Le couplage d’enregistrements a permis d’apparier les affaires déclarées par la police comprises dans le champ d’enquête avec les auteurs présumés déclarés par la police compris dans le champ d’enquête. Tous les auteurs présumés (c.-à-d. pas les sociétés) étaient considérés comme faisant partie du champ d’enquête s’ils étaient liés à une affaire déclarée par la police pendant la période de référence. Ensuite, les auteurs présumés de traite de personnes — en vertu du Code criminel ou de la Loi sur l’immigration et la protection des réfugiés — ont été liés à toutes les affaires déclarées par la police selon la province ou le territoire, le code Soundex, la date de naissance et le genre.
Au total, le couplage d’enregistrements a permis d’identifier 1 793 auteurs présumés uniques dans des affaires de traite de personnes déclarées par la police de 2009 à 2020, et il a permis d’établir un lien avec 18 312 affaires criminelles (liées ou non à la traite de personnes). Le taux de couplage final des auteurs présumés, après élimination des enregistrements en double et un examen manuel des couplages susceptibles d’être erronés, a été de 100 %.
Enquête intégrée sur les tribunaux de juridiction criminelle
L’Enquête intégrée sur les tribunaux de juridiction criminelle sert à recueillir des renseignements statistiques sur les causes portées devant les tribunaux de juridiction criminelle pour adultes et les tribunaux de la jeunesse qui comportent des infractions au Code criminel et aux autres lois fédérales.
Tous les tribunaux de juridiction criminelle pour adultes déclarent des données à la composante de l’enquête sur les adultes depuis l’exercice 2005-2006, à l’exception des cours supérieures de l’Ontario, du Manitoba et de la Saskatchewan, ainsi que des cours municipales du Québec. Les données de ces tribunaux n’ont pas pu être extraites des systèmes de déclaration électronique de ces provinces et, par conséquent, ne figurent pas dans l’enquête. Les données de la Cour supérieure de l’Île-du-Prince-Édouard ont été incluses à partir de 2018-2019.
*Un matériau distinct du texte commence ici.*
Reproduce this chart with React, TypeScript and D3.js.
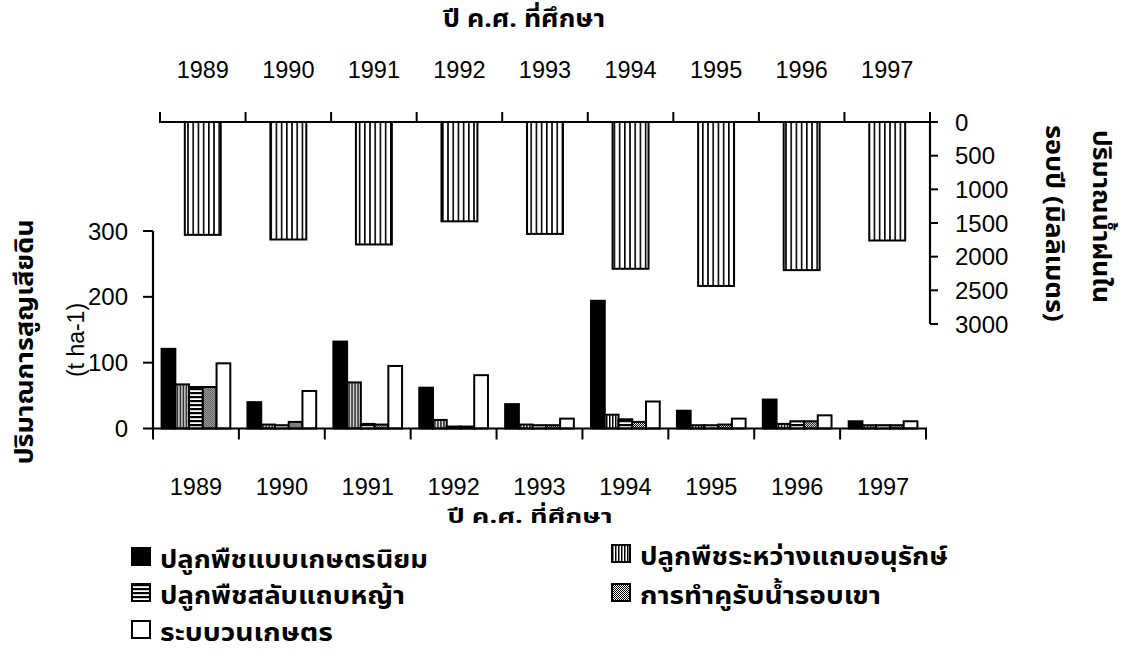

L’unité d’analyse de base est la cause. Une cause comprend une ou plusieurs accusations contre une personne ou une société qui ont été traitées par les tribunaux en même temps et qui ont fait l’objet d’une décision finale. Elle regroupe toutes les accusations portées contre la même personne et dont une ou plusieurs dates clés se chevauchent (date de l’infraction, date de l’introduction, date de la première comparution, date de la décision ou date de la détermination de la peine) en une seule cause.